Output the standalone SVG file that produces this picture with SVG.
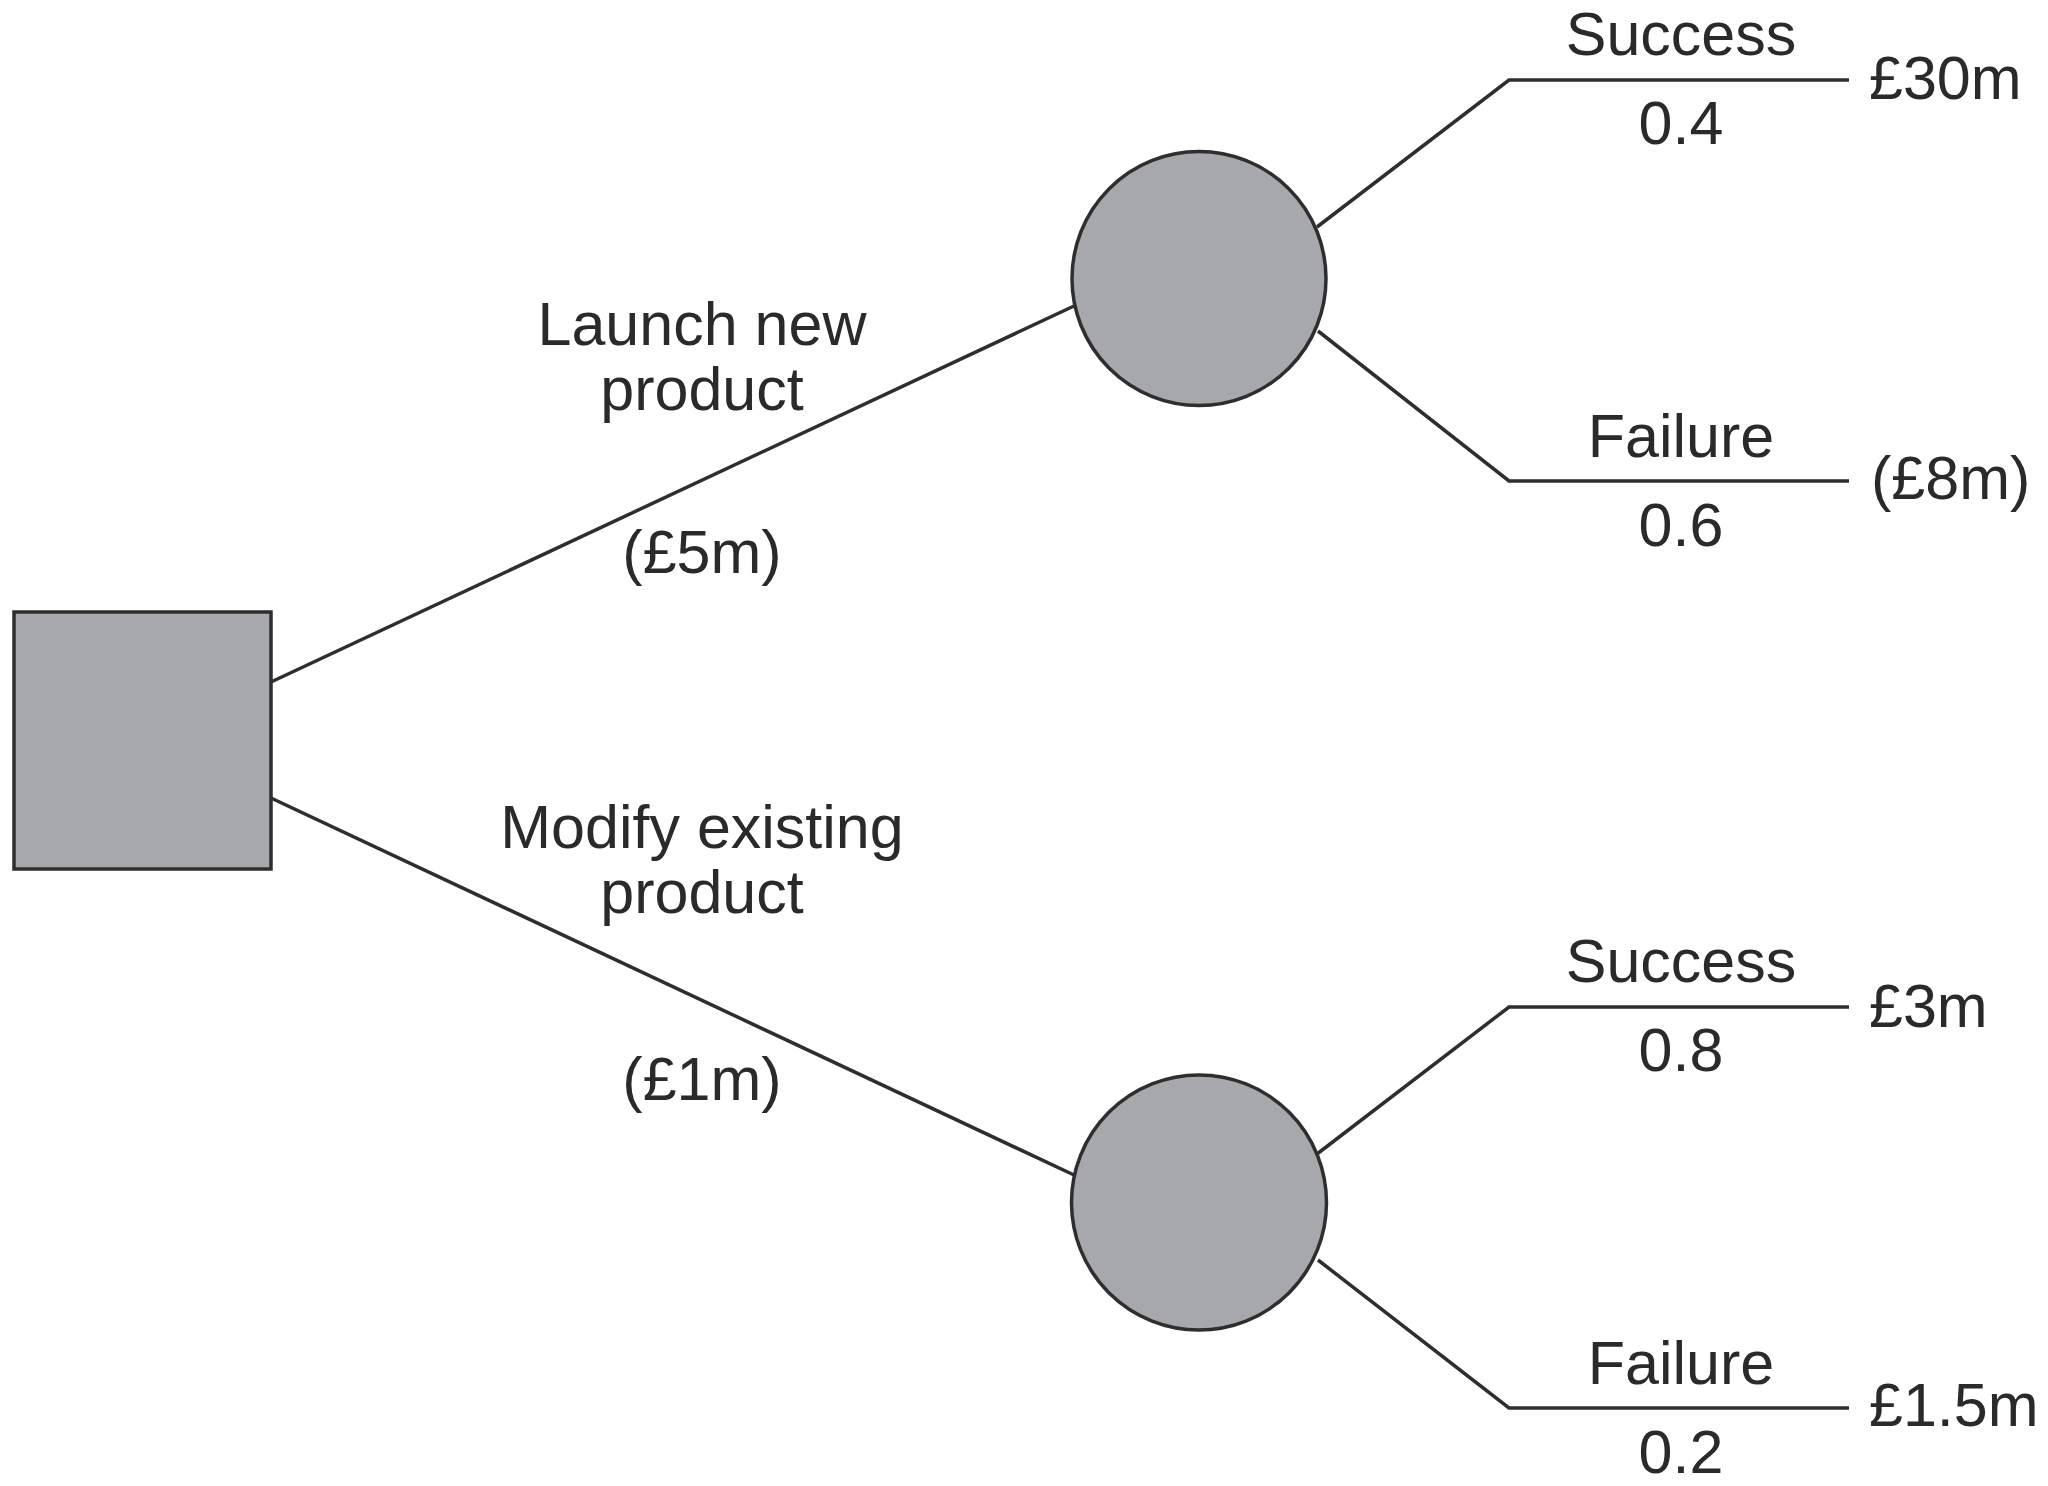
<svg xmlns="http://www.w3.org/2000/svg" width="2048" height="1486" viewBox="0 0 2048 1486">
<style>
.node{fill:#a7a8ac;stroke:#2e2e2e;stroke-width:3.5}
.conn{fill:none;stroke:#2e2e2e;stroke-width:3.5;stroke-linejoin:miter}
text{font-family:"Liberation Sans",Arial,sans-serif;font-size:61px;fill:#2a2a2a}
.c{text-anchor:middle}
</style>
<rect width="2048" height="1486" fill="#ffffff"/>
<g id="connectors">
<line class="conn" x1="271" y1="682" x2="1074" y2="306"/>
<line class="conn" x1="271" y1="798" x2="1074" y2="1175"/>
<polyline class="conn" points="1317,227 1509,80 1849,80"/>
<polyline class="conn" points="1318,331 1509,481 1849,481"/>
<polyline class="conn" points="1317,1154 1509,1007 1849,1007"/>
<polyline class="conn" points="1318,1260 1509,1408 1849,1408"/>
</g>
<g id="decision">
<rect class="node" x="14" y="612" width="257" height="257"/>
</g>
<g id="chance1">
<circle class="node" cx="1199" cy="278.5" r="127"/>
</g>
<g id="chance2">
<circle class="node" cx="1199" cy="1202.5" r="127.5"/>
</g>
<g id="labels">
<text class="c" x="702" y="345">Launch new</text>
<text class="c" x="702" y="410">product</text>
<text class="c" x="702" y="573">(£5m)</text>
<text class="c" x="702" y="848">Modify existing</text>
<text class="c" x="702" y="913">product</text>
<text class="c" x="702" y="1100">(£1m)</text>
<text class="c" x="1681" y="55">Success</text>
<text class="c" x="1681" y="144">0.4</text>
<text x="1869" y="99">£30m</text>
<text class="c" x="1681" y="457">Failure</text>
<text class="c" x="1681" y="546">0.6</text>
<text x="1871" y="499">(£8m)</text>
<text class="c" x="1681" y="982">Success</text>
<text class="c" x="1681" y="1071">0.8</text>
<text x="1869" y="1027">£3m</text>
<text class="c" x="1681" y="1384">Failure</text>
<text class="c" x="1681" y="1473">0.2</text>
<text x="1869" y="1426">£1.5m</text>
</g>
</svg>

» Task details: Skip the images and write out the rest of the listing exactly.

» The reply:
Output the standalone SVG file that produces this picture with SVG.
<svg xmlns="http://www.w3.org/2000/svg" width="2048" height="1486" viewBox="0 0 2048 1486">
<style>
.node{fill:#a7a8ac;stroke:#2e2e2e;stroke-width:3.5}
.conn{fill:none;stroke:#2e2e2e;stroke-width:3.5;stroke-linejoin:miter}
text{font-family:"Liberation Sans",Arial,sans-serif;font-size:61px;fill:#2a2a2a}
.c{text-anchor:middle}
</style>
<rect width="2048" height="1486" fill="#ffffff"/>
<g id="connectors">
<line class="conn" x1="271" y1="682" x2="1074" y2="306"/>
<line class="conn" x1="271" y1="798" x2="1074" y2="1175"/>
<polyline class="conn" points="1317,227 1509,80 1849,80"/>
<polyline class="conn" points="1318,331 1509,481 1849,481"/>
<polyline class="conn" points="1317,1154 1509,1007 1849,1007"/>
<polyline class="conn" points="1318,1260 1509,1408 1849,1408"/>
</g>
<g id="decision">
<rect class="node" x="14" y="612" width="257" height="257"/>
</g>
<g id="chance1">
<circle class="node" cx="1199" cy="278.5" r="127"/>
</g>
<g id="chance2">
<circle class="node" cx="1199" cy="1202.5" r="127.5"/>
</g>
<g id="labels">
<text class="c" x="702" y="345">Launch new</text>
<text class="c" x="702" y="410">product</text>
<text class="c" x="702" y="573">(£5m)</text>
<text class="c" x="702" y="848">Modify existing</text>
<text class="c" x="702" y="913">product</text>
<text class="c" x="702" y="1100">(£1m)</text>
<text class="c" x="1681" y="55">Success</text>
<text class="c" x="1681" y="144">0.4</text>
<text x="1869" y="99">£30m</text>
<text class="c" x="1681" y="457">Failure</text>
<text class="c" x="1681" y="546">0.6</text>
<text x="1871" y="499">(£8m)</text>
<text class="c" x="1681" y="982">Success</text>
<text class="c" x="1681" y="1071">0.8</text>
<text x="1869" y="1027">£3m</text>
<text class="c" x="1681" y="1384">Failure</text>
<text class="c" x="1681" y="1473">0.2</text>
<text x="1869" y="1426">£1.5m</text>
</g>
</svg>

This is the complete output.